**Work required:** Read through the entries below and return each line with the word "that".

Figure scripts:
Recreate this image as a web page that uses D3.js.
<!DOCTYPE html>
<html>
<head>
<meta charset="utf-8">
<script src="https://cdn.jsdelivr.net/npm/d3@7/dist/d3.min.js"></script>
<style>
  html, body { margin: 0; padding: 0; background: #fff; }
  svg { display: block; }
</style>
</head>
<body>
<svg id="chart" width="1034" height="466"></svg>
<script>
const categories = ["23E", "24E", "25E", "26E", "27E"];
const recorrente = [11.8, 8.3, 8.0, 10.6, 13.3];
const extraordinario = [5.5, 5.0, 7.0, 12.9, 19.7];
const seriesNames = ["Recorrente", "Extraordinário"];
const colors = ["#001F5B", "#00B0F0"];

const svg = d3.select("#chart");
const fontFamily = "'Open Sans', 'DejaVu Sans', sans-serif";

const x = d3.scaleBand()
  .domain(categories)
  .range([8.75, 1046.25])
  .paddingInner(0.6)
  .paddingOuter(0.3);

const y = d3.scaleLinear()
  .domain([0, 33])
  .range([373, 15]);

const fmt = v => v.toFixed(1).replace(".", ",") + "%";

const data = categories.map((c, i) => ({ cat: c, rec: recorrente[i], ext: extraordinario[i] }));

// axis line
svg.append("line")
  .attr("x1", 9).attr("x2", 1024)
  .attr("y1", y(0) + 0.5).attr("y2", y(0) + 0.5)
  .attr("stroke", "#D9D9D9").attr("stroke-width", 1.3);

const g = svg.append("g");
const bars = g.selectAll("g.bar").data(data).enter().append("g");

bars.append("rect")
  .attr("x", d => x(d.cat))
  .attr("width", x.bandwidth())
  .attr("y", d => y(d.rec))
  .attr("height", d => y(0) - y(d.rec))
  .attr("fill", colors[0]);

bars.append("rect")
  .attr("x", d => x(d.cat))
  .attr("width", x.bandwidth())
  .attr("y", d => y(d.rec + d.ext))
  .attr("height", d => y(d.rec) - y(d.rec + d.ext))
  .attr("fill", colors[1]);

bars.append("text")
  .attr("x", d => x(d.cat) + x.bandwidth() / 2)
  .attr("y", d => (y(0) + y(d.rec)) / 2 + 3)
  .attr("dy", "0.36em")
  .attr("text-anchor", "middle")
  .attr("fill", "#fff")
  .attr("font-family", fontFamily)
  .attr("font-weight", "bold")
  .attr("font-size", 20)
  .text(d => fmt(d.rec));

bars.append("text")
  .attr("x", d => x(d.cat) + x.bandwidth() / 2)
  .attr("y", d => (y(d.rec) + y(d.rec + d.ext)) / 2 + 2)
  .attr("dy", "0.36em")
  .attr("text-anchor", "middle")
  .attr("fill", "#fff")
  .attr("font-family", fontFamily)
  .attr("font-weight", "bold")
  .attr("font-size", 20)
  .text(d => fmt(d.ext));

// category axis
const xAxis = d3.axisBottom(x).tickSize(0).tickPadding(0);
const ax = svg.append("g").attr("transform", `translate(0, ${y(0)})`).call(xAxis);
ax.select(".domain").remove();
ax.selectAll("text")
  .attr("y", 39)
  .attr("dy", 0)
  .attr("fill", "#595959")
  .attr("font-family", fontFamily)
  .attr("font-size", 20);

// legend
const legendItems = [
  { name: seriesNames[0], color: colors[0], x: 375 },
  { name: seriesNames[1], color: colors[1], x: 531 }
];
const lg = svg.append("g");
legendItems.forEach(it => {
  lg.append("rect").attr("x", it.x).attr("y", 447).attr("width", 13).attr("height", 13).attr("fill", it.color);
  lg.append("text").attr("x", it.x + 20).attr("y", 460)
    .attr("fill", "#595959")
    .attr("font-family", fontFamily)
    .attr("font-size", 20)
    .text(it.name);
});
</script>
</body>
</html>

==

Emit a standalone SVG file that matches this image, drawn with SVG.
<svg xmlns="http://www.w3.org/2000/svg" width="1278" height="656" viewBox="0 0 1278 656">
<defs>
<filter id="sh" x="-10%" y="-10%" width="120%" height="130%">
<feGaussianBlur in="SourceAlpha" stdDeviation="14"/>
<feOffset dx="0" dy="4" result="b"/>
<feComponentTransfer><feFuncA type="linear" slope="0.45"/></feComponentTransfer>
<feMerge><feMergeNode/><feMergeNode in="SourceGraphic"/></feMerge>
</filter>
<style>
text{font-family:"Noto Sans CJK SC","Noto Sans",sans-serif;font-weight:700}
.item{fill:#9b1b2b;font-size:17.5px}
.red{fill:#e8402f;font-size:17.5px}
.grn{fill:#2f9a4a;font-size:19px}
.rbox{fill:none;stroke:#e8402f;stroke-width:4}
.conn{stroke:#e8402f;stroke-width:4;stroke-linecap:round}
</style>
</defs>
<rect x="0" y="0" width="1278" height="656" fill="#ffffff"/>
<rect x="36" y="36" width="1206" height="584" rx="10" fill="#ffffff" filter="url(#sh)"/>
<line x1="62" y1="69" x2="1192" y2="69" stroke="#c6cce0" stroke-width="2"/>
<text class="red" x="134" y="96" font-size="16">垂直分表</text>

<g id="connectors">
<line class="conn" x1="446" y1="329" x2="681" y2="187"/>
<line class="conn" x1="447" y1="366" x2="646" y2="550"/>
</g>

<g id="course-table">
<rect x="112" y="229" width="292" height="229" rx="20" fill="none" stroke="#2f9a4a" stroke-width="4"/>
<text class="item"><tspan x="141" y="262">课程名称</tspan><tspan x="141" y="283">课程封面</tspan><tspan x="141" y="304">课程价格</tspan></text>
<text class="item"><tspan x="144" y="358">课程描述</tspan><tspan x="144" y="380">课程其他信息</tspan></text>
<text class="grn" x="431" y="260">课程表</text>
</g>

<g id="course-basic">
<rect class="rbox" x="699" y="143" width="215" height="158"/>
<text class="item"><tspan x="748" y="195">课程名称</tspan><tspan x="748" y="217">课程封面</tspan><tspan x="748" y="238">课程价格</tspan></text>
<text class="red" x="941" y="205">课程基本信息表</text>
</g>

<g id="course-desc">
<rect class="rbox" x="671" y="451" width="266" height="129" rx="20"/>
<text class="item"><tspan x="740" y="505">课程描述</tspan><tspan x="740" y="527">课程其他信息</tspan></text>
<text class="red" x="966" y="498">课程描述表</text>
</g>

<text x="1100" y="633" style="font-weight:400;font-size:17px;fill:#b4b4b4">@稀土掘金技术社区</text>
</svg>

**Written answer:**
Recreate this image as a web page that uses D3.js.
Emit a standalone SVG file that matches this image, drawn with SVG.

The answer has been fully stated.